# Start of Data extract

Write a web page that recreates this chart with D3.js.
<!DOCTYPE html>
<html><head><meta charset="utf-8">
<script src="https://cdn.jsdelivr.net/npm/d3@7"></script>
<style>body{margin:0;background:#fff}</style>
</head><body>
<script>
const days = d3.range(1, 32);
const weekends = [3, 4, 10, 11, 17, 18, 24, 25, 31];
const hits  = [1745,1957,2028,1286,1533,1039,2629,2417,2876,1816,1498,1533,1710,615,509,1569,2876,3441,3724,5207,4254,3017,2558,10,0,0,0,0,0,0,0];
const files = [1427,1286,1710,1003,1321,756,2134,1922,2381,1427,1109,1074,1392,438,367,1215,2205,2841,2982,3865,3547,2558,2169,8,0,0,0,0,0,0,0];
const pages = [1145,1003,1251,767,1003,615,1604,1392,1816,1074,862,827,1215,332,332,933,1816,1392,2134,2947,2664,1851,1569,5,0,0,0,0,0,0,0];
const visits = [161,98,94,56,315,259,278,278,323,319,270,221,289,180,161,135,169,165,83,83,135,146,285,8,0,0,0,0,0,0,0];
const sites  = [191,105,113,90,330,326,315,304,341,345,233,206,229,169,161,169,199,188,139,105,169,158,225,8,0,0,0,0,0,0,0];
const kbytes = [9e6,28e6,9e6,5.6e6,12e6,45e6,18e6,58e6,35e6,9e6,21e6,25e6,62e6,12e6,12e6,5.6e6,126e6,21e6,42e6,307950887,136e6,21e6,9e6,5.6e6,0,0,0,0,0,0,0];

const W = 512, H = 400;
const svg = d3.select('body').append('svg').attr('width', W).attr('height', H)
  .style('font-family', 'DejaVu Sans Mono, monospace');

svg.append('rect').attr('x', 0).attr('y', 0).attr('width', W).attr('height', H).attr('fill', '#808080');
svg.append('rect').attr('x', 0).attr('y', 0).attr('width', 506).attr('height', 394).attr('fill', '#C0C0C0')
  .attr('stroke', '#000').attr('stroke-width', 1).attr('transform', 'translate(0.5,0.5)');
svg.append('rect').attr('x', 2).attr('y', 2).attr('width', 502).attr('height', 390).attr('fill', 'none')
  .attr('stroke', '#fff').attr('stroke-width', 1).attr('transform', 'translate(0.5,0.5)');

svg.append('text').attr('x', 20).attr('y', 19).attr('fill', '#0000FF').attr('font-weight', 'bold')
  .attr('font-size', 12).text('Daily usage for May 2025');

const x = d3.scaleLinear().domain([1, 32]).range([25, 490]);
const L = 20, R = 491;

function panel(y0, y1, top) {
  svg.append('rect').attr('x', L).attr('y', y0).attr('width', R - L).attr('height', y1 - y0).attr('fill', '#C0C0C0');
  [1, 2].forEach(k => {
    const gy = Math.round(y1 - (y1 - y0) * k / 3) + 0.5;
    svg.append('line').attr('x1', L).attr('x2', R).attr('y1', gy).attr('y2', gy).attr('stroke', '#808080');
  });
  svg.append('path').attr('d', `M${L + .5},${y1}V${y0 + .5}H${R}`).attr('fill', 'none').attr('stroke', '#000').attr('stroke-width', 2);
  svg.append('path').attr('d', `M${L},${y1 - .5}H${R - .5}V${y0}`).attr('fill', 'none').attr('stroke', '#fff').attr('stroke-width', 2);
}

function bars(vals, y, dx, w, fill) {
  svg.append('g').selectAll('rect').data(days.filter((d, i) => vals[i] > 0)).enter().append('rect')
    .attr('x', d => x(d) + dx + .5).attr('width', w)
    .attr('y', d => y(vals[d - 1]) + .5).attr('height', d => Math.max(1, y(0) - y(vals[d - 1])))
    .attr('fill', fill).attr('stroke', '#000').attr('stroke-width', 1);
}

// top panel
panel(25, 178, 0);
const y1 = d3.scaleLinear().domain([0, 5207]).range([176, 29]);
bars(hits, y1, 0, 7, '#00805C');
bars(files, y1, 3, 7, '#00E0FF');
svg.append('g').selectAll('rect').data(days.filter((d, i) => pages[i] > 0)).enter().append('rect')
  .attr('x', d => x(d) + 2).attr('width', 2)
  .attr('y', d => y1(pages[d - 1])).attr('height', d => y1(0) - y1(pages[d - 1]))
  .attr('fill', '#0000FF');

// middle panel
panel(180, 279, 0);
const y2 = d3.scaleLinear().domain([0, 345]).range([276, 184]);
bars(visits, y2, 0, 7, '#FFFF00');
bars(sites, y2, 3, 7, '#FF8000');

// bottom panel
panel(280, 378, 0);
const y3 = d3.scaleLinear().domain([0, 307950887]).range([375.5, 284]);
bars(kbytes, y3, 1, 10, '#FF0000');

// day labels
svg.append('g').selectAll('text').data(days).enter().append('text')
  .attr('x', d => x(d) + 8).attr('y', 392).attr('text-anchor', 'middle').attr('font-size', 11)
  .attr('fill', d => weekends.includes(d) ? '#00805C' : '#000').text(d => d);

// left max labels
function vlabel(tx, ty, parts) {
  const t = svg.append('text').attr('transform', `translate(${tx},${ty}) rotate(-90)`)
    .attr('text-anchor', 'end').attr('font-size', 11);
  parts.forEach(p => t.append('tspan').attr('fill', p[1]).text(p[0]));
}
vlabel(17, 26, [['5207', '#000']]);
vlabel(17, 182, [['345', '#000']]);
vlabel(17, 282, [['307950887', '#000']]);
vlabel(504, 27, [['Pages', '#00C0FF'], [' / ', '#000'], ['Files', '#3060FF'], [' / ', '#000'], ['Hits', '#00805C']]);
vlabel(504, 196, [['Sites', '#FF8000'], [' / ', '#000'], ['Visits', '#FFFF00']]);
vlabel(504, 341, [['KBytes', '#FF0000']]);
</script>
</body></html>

# End of Data extract

Write the listing out again, exactly as shown above.

**Complete answer**:
Write a web page that recreates this chart with D3.js.
<!DOCTYPE html>
<html><head><meta charset="utf-8">
<script src="https://cdn.jsdelivr.net/npm/d3@7"></script>
<style>body{margin:0;background:#fff}</style>
</head><body>
<script>
const days = d3.range(1, 32);
const weekends = [3, 4, 10, 11, 17, 18, 24, 25, 31];
const hits  = [1745,1957,2028,1286,1533,1039,2629,2417,2876,1816,1498,1533,1710,615,509,1569,2876,3441,3724,5207,4254,3017,2558,10,0,0,0,0,0,0,0];
const files = [1427,1286,1710,1003,1321,756,2134,1922,2381,1427,1109,1074,1392,438,367,1215,2205,2841,2982,3865,3547,2558,2169,8,0,0,0,0,0,0,0];
const pages = [1145,1003,1251,767,1003,615,1604,1392,1816,1074,862,827,1215,332,332,933,1816,1392,2134,2947,2664,1851,1569,5,0,0,0,0,0,0,0];
const visits = [161,98,94,56,315,259,278,278,323,319,270,221,289,180,161,135,169,165,83,83,135,146,285,8,0,0,0,0,0,0,0];
const sites  = [191,105,113,90,330,326,315,304,341,345,233,206,229,169,161,169,199,188,139,105,169,158,225,8,0,0,0,0,0,0,0];
const kbytes = [9e6,28e6,9e6,5.6e6,12e6,45e6,18e6,58e6,35e6,9e6,21e6,25e6,62e6,12e6,12e6,5.6e6,126e6,21e6,42e6,307950887,136e6,21e6,9e6,5.6e6,0,0,0,0,0,0,0];

const W = 512, H = 400;
const svg = d3.select('body').append('svg').attr('width', W).attr('height', H)
  .style('font-family', 'DejaVu Sans Mono, monospace');

svg.append('rect').attr('x', 0).attr('y', 0).attr('width', W).attr('height', H).attr('fill', '#808080');
svg.append('rect').attr('x', 0).attr('y', 0).attr('width', 506).attr('height', 394).attr('fill', '#C0C0C0')
  .attr('stroke', '#000').attr('stroke-width', 1).attr('transform', 'translate(0.5,0.5)');
svg.append('rect').attr('x', 2).attr('y', 2).attr('width', 502).attr('height', 390).attr('fill', 'none')
  .attr('stroke', '#fff').attr('stroke-width', 1).attr('transform', 'translate(0.5,0.5)');

svg.append('text').attr('x', 20).attr('y', 19).attr('fill', '#0000FF').attr('font-weight', 'bold')
  .attr('font-size', 12).text('Daily usage for May 2025');

const x = d3.scaleLinear().domain([1, 32]).range([25, 490]);
const L = 20, R = 491;

function panel(y0, y1, top) {
  svg.append('rect').attr('x', L).attr('y', y0).attr('width', R - L).attr('height', y1 - y0).attr('fill', '#C0C0C0');
  [1, 2].forEach(k => {
    const gy = Math.round(y1 - (y1 - y0) * k / 3) + 0.5;
    svg.append('line').attr('x1', L).attr('x2', R).attr('y1', gy).attr('y2', gy).attr('stroke', '#808080');
  });
  svg.append('path').attr('d', `M${L + .5},${y1}V${y0 + .5}H${R}`).attr('fill', 'none').attr('stroke', '#000').attr('stroke-width', 2);
  svg.append('path').attr('d', `M${L},${y1 - .5}H${R - .5}V${y0}`).attr('fill', 'none').attr('stroke', '#fff').attr('stroke-width', 2);
}

function bars(vals, y, dx, w, fill) {
  svg.append('g').selectAll('rect').data(days.filter((d, i) => vals[i] > 0)).enter().append('rect')
    .attr('x', d => x(d) + dx + .5).attr('width', w)
    .attr('y', d => y(vals[d - 1]) + .5).attr('height', d => Math.max(1, y(0) - y(vals[d - 1])))
    .attr('fill', fill).attr('stroke', '#000').attr('stroke-width', 1);
}

// top panel
panel(25, 178, 0);
const y1 = d3.scaleLinear().domain([0, 5207]).range([176, 29]);
bars(hits, y1, 0, 7, '#00805C');
bars(files, y1, 3, 7, '#00E0FF');
svg.append('g').selectAll('rect').data(days.filter((d, i) => pages[i] > 0)).enter().append('rect')
  .attr('x', d => x(d) + 2).attr('width', 2)
  .attr('y', d => y1(pages[d - 1])).attr('height', d => y1(0) - y1(pages[d - 1]))
  .attr('fill', '#0000FF');

// middle panel
panel(180, 279, 0);
const y2 = d3.scaleLinear().domain([0, 345]).range([276, 184]);
bars(visits, y2, 0, 7, '#FFFF00');
bars(sites, y2, 3, 7, '#FF8000');

// bottom panel
panel(280, 378, 0);
const y3 = d3.scaleLinear().domain([0, 307950887]).range([375.5, 284]);
bars(kbytes, y3, 1, 10, '#FF0000');

// day labels
svg.append('g').selectAll('text').data(days).enter().append('text')
  .attr('x', d => x(d) + 8).attr('y', 392).attr('text-anchor', 'middle').attr('font-size', 11)
  .attr('fill', d => weekends.includes(d) ? '#00805C' : '#000').text(d => d);

// left max labels
function vlabel(tx, ty, parts) {
  const t = svg.append('text').attr('transform', `translate(${tx},${ty}) rotate(-90)`)
    .attr('text-anchor', 'end').attr('font-size', 11);
  parts.forEach(p => t.append('tspan').attr('fill', p[1]).text(p[0]));
}
vlabel(17, 26, [['5207', '#000']]);
vlabel(17, 182, [['345', '#000']]);
vlabel(17, 282, [['307950887', '#000']]);
vlabel(504, 27, [['Pages', '#00C0FF'], [' / ', '#000'], ['Files', '#3060FF'], [' / ', '#000'], ['Hits', '#00805C']]);
vlabel(504, 196, [['Sites', '#FF8000'], [' / ', '#000'], ['Visits', '#FFFF00']]);
vlabel(504, 341, [['KBytes', '#FF0000']]);
</script>
</body></html>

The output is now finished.